Task brief:
Only the lines from the line that has "What TikZ code" through the line that has "(v-\i-\j) at (921.2+59*\j,145.5+59*\i)" should be reproduced, exactly and with both ends kept.

begin

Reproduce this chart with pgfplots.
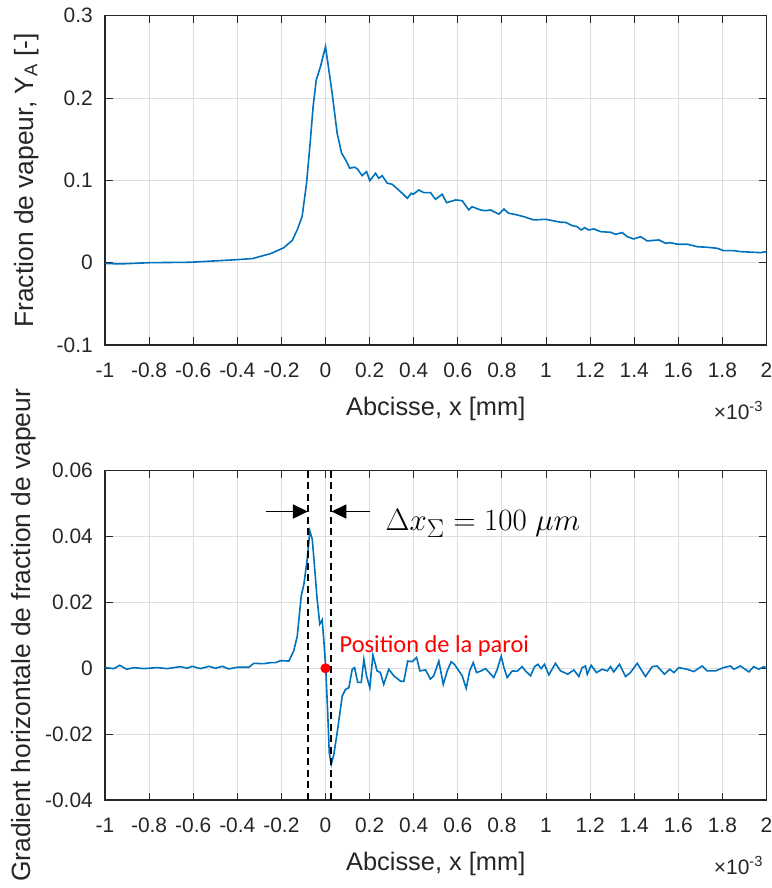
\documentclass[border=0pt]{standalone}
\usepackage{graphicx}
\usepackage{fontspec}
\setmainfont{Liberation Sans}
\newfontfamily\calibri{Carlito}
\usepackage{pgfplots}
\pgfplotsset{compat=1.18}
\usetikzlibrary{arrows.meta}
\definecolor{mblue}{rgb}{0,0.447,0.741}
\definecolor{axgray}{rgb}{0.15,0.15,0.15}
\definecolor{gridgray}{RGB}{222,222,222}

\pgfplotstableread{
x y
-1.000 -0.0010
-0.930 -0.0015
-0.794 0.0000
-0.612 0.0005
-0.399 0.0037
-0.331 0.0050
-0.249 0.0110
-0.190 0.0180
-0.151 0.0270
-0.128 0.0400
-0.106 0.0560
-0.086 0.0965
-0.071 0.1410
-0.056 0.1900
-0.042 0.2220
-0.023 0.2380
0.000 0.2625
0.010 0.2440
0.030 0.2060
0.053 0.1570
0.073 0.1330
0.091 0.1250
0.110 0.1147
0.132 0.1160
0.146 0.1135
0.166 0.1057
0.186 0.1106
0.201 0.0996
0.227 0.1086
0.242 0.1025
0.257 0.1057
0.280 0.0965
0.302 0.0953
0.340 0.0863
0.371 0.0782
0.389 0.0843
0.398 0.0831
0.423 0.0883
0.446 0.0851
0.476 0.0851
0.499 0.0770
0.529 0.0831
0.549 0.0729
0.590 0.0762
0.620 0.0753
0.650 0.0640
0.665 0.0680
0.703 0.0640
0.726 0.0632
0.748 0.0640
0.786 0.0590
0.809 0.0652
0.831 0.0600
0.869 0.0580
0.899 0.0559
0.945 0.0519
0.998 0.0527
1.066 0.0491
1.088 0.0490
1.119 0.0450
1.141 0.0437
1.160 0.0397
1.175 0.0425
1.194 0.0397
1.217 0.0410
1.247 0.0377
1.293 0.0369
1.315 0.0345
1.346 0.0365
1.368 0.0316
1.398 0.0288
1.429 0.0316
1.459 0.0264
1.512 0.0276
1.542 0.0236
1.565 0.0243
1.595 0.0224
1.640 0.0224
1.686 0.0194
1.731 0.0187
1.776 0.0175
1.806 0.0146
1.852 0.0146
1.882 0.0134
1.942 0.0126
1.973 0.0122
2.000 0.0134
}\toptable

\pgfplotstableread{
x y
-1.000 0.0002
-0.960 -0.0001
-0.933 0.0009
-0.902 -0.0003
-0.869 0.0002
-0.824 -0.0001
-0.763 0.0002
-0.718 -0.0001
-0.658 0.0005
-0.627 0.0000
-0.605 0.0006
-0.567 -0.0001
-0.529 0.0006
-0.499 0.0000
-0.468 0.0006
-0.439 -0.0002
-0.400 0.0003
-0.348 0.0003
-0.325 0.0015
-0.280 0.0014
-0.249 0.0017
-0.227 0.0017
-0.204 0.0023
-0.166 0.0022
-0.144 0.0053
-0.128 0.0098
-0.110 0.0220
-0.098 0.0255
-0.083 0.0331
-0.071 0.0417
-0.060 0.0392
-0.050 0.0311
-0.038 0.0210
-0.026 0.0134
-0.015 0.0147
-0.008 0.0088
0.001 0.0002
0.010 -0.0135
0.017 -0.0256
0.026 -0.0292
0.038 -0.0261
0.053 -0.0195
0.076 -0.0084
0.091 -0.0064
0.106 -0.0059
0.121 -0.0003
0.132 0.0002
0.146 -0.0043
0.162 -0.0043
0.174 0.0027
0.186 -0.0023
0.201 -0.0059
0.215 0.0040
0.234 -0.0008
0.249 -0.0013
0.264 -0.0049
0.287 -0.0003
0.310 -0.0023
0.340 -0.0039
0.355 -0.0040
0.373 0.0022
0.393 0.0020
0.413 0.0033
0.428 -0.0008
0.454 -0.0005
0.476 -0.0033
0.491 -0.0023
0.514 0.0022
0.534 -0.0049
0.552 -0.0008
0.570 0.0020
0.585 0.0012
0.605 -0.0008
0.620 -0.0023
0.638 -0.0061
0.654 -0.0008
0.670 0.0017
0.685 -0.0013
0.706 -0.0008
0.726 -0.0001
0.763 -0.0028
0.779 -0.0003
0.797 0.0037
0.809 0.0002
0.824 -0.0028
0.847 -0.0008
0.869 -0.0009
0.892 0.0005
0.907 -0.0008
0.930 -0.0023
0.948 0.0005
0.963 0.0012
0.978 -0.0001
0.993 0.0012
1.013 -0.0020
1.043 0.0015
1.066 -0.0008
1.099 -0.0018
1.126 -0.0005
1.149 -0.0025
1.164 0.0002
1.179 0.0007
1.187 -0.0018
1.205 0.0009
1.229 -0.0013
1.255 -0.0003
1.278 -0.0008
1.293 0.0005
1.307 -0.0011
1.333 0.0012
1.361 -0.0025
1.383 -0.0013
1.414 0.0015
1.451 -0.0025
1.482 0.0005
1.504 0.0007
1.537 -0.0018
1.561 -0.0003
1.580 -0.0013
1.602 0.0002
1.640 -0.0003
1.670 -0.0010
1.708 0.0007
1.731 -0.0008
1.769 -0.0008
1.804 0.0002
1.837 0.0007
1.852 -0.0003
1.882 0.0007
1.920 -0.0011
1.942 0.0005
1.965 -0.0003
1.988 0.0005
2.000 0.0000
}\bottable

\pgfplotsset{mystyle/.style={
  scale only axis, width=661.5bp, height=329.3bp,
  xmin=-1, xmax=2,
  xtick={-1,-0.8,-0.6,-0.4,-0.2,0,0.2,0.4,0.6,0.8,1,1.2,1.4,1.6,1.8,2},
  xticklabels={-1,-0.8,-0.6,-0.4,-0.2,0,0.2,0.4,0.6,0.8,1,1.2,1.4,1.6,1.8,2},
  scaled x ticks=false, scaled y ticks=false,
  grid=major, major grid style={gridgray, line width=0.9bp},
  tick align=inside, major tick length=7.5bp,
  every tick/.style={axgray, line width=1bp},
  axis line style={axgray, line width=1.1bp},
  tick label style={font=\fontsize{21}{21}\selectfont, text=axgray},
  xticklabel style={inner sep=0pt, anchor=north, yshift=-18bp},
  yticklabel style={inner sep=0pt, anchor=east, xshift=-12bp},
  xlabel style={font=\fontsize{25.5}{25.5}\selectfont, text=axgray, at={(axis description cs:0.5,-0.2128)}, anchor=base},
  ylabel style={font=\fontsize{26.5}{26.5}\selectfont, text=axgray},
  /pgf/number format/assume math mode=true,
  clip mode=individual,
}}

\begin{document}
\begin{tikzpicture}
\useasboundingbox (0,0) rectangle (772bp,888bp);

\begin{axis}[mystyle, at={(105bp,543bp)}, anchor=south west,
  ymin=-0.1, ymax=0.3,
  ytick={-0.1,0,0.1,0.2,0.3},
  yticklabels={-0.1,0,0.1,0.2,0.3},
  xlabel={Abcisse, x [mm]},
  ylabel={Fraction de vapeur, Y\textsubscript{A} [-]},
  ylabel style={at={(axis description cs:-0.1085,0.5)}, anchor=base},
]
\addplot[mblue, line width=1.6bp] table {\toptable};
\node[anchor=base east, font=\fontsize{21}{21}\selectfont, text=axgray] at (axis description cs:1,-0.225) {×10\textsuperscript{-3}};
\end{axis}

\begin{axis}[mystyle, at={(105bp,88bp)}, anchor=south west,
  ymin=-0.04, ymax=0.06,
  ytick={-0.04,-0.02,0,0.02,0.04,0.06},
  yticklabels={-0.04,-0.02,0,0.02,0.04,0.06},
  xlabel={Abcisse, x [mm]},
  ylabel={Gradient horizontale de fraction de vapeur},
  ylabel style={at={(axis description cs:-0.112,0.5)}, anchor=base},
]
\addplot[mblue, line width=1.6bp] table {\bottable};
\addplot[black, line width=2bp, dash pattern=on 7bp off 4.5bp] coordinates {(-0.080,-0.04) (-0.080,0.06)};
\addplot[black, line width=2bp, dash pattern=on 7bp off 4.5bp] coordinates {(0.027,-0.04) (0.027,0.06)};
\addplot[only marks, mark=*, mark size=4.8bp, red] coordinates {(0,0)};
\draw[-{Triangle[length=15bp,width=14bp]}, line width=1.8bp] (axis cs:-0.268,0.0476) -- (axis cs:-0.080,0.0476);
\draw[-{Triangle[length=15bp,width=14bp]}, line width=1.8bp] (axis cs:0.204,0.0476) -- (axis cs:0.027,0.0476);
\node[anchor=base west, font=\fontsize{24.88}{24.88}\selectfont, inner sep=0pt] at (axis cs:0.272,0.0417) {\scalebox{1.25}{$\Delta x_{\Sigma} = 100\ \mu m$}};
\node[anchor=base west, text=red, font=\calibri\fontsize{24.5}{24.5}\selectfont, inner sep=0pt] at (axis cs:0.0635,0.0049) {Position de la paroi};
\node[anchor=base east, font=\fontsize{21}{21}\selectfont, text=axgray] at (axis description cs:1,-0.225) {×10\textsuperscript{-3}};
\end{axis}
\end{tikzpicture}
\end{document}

end
begin

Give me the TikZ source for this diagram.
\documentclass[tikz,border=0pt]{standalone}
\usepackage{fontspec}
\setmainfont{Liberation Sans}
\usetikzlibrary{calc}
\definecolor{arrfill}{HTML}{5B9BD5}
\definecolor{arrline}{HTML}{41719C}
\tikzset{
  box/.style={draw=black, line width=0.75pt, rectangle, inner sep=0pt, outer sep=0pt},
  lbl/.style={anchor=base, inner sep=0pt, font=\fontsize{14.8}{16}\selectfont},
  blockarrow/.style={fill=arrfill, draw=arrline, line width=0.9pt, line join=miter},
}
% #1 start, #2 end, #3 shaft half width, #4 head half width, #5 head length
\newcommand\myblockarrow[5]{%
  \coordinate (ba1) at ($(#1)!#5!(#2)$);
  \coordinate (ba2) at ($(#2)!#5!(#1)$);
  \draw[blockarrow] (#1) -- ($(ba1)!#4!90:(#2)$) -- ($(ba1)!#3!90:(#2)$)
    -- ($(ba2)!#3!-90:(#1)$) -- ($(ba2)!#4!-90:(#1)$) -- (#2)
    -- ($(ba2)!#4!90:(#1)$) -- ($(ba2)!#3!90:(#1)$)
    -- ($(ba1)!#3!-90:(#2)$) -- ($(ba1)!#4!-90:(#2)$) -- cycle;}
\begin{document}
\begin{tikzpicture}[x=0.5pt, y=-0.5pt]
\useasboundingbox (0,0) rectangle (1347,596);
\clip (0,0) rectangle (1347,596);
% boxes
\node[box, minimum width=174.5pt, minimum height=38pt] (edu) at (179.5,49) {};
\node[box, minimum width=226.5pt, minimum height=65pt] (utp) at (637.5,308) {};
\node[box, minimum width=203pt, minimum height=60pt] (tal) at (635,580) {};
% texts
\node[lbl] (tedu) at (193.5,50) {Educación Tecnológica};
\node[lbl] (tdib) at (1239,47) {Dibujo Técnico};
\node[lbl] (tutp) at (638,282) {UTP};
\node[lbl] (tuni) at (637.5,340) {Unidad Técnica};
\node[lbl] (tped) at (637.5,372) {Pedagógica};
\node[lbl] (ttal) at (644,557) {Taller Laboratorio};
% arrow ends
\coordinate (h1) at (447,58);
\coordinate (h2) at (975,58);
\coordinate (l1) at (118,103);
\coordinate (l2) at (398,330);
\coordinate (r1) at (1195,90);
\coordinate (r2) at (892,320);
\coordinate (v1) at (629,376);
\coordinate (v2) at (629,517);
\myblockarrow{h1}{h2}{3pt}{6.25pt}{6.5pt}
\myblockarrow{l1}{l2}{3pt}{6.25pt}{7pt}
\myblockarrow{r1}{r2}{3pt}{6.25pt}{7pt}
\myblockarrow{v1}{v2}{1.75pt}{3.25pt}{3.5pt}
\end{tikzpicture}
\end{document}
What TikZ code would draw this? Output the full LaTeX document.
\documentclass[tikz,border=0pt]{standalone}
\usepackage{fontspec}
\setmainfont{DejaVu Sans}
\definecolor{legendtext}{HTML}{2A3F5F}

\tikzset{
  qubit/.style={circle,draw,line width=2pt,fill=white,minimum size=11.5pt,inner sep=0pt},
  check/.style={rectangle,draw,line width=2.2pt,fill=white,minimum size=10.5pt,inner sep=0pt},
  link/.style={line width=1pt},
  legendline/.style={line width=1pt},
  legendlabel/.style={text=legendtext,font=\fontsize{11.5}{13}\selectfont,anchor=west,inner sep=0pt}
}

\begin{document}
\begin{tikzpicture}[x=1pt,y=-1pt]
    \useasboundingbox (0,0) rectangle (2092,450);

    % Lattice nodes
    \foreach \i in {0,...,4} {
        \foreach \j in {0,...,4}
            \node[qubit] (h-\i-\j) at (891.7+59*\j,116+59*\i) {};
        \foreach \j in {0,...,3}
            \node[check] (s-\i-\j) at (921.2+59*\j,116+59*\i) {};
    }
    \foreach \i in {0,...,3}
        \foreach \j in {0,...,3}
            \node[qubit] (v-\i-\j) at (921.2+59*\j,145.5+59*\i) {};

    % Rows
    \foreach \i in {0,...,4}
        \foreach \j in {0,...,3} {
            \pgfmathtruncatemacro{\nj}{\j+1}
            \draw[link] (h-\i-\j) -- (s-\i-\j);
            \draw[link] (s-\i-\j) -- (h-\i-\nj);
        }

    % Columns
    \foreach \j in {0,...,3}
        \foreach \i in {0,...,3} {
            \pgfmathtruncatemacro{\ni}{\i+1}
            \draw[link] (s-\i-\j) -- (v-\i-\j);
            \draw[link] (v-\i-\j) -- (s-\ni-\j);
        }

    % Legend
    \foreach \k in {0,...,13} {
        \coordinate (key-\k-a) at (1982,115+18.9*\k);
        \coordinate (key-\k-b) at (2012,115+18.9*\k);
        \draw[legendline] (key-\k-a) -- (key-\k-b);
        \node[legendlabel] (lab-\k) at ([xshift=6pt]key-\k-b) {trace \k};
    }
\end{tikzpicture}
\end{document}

end
begin

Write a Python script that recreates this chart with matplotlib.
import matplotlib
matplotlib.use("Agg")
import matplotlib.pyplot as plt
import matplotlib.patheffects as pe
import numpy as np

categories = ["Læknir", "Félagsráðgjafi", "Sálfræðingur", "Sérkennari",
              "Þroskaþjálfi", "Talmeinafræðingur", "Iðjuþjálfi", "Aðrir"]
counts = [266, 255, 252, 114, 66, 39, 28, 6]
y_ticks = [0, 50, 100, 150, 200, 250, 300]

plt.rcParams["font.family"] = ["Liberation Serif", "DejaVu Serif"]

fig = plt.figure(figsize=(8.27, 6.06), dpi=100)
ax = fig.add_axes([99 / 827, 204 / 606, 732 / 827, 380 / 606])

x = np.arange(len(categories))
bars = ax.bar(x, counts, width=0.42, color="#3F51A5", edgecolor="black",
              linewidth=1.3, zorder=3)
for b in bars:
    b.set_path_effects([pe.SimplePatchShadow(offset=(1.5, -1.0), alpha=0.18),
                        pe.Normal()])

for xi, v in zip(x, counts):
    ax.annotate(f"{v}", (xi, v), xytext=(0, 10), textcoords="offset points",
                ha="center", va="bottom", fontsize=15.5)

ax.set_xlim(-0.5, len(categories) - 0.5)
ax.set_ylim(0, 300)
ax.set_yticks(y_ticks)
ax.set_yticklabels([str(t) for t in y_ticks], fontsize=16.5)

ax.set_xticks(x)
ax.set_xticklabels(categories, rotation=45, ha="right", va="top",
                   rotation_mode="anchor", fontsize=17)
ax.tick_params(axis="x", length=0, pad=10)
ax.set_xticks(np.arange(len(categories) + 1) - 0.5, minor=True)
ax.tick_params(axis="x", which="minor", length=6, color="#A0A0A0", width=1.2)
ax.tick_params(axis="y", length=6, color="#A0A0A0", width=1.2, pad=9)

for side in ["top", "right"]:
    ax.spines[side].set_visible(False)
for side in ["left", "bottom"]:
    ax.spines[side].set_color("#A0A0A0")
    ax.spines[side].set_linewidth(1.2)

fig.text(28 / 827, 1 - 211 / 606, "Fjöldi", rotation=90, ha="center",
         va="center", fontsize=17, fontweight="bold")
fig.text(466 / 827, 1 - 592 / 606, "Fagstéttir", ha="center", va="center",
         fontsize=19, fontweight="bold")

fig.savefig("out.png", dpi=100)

end

Written answer:
What TikZ code would draw this? Output the full LaTeX document.
\documentclass[tikz,border=0pt]{standalone}
\usepackage{fontspec}
\setmainfont{DejaVu Sans}
\definecolor{legendtext}{HTML}{2A3F5F}

\tikzset{
  qubit/.style={circle,draw,line width=2pt,fill=white,minimum size=11.5pt,inner sep=0pt},
  check/.style={rectangle,draw,line width=2.2pt,fill=white,minimum size=10.5pt,inner sep=0pt},
  link/.style={line width=1pt},
  legendline/.style={line width=1pt},
  legendlabel/.style={text=legendtext,font=\fontsize{11.5}{13}\selectfont,anchor=west,inner sep=0pt}
}

\begin{document}
\begin{tikzpicture}[x=1pt,y=-1pt]
    \useasboundingbox (0,0) rectangle (2092,450);

    % Lattice nodes
    \foreach \i in {0,...,4} {
        \foreach \j in {0,...,4}
            \node[qubit] (h-\i-\j) at (891.7+59*\j,116+59*\i) {};
        \foreach \j in {0,...,3}
            \node[check] (s-\i-\j) at (921.2+59*\j,116+59*\i) {};
    }
    \foreach \i in {0,...,3}
        \foreach \j in {0,...,3}
            \node[qubit] (v-\i-\j) at (921.2+59*\j,145.5+59*\i) {};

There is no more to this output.